- WHAT THE TASK ASKS
Retype nothing except the lines below from the one with "Reproduce this chart with D3.js." through the one with "0.3, 0, 0, 0];", exactly, with images left out.

- AVAILABLE RECORDS
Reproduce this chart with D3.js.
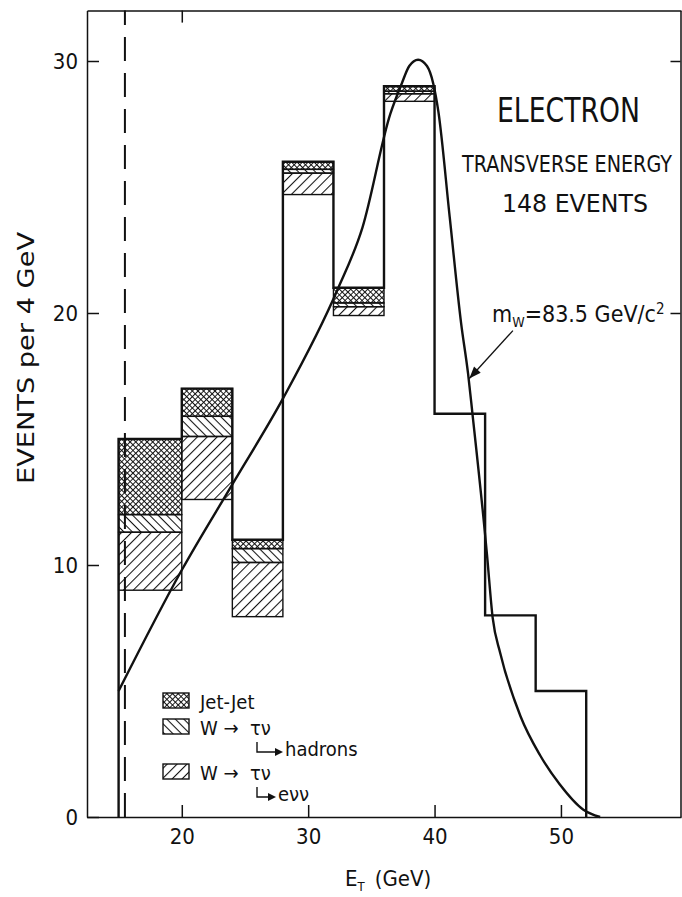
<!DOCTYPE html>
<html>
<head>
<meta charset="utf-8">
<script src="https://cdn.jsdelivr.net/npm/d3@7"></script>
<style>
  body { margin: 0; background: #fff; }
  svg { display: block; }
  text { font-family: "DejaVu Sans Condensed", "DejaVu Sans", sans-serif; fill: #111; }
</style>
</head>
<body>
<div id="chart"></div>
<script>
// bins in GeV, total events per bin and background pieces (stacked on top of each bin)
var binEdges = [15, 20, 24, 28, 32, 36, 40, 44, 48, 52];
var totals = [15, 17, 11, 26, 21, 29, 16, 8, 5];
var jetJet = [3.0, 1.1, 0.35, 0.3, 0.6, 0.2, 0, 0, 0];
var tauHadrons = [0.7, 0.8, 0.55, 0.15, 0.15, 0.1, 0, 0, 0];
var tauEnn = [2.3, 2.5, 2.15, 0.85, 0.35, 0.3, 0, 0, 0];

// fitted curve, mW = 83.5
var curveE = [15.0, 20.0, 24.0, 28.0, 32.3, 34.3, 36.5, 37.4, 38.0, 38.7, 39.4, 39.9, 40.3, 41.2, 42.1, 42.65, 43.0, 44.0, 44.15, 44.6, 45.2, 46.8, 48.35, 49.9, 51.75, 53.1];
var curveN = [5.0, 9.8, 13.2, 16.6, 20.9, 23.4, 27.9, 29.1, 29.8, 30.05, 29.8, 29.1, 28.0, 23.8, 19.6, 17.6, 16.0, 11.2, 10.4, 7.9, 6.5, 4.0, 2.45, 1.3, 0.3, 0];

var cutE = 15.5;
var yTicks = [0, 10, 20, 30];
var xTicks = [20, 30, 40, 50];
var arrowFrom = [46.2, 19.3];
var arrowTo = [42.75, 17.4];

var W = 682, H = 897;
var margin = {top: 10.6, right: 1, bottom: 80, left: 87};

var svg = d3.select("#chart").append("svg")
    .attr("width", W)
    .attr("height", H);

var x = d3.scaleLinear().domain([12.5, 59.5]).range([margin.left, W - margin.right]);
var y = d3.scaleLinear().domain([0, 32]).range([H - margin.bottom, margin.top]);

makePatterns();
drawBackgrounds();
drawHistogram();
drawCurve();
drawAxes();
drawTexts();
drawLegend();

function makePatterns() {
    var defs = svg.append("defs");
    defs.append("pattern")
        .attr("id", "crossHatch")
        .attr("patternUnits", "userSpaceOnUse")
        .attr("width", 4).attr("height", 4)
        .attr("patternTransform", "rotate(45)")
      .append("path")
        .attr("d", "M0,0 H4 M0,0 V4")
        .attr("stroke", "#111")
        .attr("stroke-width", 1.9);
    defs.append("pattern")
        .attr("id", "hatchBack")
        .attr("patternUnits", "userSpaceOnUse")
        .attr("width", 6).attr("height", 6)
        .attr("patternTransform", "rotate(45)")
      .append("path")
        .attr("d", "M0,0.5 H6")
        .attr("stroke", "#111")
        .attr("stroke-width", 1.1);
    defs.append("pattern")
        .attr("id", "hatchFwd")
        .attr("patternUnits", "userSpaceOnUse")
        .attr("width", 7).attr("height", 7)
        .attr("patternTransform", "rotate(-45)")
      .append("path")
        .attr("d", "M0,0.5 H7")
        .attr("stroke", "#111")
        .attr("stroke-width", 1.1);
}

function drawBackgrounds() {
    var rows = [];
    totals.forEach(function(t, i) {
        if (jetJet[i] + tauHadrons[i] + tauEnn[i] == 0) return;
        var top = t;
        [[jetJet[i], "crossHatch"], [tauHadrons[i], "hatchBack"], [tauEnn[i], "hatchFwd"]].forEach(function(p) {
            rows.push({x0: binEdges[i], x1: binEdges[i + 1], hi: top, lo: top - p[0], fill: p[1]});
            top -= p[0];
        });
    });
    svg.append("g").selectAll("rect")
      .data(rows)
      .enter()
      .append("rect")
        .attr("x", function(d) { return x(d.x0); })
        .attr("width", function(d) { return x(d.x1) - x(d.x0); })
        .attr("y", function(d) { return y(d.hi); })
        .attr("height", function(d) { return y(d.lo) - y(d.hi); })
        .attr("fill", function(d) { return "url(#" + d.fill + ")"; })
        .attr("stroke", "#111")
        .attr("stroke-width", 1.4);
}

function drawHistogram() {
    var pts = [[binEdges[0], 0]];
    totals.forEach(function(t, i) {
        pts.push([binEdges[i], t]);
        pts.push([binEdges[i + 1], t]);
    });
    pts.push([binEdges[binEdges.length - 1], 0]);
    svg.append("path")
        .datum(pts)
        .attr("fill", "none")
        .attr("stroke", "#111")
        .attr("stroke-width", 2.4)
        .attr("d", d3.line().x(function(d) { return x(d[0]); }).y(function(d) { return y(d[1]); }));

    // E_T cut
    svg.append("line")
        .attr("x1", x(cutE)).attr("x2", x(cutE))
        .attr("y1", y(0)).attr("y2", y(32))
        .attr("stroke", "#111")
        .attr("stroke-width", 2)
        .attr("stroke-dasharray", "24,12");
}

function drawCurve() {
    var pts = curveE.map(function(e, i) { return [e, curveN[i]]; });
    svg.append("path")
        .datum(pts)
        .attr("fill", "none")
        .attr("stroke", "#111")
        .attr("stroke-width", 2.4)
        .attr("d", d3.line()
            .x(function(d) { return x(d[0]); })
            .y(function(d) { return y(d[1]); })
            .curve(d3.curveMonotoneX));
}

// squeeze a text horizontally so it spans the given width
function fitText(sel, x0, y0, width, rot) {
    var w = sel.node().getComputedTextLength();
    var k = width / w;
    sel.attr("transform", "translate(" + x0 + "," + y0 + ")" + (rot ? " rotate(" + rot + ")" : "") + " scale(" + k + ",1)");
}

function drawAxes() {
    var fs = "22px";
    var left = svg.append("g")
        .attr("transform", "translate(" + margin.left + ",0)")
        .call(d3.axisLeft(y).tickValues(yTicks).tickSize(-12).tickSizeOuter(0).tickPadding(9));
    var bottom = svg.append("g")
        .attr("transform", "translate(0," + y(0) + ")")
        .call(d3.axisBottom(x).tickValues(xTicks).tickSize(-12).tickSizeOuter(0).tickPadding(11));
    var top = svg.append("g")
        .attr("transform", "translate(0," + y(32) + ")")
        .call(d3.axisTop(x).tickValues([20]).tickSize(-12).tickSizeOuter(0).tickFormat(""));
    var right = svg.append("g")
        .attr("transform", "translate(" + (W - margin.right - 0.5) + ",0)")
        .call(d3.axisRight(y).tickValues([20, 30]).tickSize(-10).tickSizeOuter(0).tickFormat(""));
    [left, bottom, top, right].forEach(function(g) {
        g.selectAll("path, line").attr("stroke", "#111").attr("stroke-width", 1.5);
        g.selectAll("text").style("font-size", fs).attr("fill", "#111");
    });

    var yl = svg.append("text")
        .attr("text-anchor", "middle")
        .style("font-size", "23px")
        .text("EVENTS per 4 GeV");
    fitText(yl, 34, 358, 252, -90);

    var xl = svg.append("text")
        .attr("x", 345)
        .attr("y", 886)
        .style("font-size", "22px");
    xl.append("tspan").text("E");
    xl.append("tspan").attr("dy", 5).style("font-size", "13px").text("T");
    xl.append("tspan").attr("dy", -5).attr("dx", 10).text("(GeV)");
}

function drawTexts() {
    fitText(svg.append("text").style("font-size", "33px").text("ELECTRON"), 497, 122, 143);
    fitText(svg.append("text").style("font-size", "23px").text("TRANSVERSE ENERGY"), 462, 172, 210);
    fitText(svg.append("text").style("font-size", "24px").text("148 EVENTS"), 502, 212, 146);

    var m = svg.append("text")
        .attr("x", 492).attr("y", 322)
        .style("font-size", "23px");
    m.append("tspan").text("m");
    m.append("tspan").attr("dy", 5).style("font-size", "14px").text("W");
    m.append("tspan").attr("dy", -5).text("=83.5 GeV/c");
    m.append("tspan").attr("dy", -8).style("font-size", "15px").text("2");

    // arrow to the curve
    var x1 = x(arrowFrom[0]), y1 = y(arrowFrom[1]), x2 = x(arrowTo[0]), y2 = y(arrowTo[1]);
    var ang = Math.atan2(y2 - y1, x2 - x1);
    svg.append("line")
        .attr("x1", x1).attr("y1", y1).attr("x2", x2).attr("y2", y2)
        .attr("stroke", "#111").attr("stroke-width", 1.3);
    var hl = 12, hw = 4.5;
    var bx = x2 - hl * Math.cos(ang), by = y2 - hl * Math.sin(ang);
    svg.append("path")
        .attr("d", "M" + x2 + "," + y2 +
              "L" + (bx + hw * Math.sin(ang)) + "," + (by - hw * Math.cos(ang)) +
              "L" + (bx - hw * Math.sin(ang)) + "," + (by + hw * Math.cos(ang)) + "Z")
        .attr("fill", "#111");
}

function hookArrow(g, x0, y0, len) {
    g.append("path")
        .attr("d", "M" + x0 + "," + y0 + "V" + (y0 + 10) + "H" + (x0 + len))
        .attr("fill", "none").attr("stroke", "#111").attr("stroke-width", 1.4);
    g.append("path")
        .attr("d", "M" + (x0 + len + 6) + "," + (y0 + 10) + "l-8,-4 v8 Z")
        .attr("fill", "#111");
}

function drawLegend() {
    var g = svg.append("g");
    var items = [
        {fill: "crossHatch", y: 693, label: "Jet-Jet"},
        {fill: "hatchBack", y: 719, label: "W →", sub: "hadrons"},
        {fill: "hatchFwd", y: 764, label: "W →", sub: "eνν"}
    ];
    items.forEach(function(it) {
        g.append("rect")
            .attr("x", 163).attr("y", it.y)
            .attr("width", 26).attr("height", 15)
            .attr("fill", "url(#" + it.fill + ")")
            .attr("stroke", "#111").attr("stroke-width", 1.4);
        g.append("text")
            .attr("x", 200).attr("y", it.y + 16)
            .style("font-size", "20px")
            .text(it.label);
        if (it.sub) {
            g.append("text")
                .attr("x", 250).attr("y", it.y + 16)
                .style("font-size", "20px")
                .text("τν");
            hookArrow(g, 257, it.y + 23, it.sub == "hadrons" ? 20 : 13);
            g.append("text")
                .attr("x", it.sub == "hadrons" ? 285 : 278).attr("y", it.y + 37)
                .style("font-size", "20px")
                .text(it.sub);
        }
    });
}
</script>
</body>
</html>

* * *

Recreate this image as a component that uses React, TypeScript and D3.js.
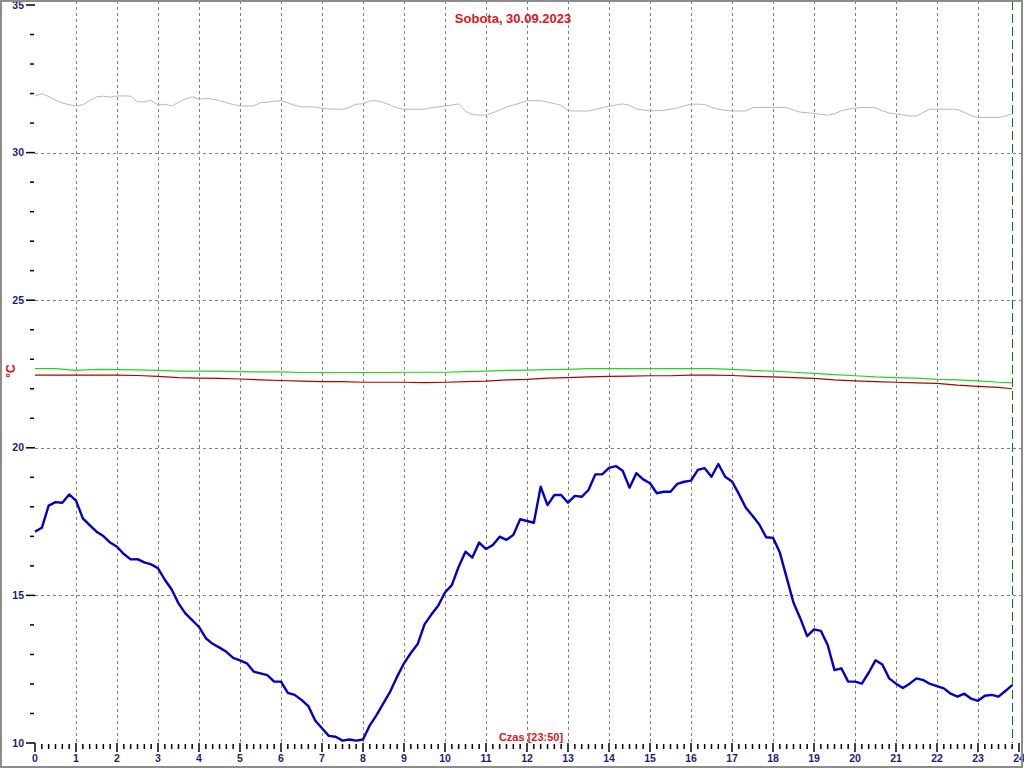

- ANSWER TO THE PROBLEM
Reproduce this chart with D3.js.
<!DOCTYPE html>
<html>
<head>
<meta charset="utf-8">
<script src="https://cdn.jsdelivr.net/npm/d3@7"></script>
<style>
  body { margin: 0; background: #fff; }
  svg { display: block; }
  text { font-family: "DejaVu Sans Condensed", "DejaVu Sans", sans-serif; fill: #111; }
</style>
</head>
<body>
<div id="chart"></div>
<script>
// bins in GeV, total events per bin and background pieces (stacked on top of each bin)
var binEdges = [15, 20, 24, 28, 32, 36, 40, 44, 48, 52];
var totals = [15, 17, 11, 26, 21, 29, 16, 8, 5];
var jetJet = [3.0, 1.1, 0.35, 0.3, 0.6, 0.2, 0, 0, 0];
var tauHadrons = [0.7, 0.8, 0.55, 0.15, 0.15, 0.1, 0, 0, 0];
var tauEnn = [2.3, 2.5, 2.15, 0.85, 0.35, 0.3, 0, 0, 0];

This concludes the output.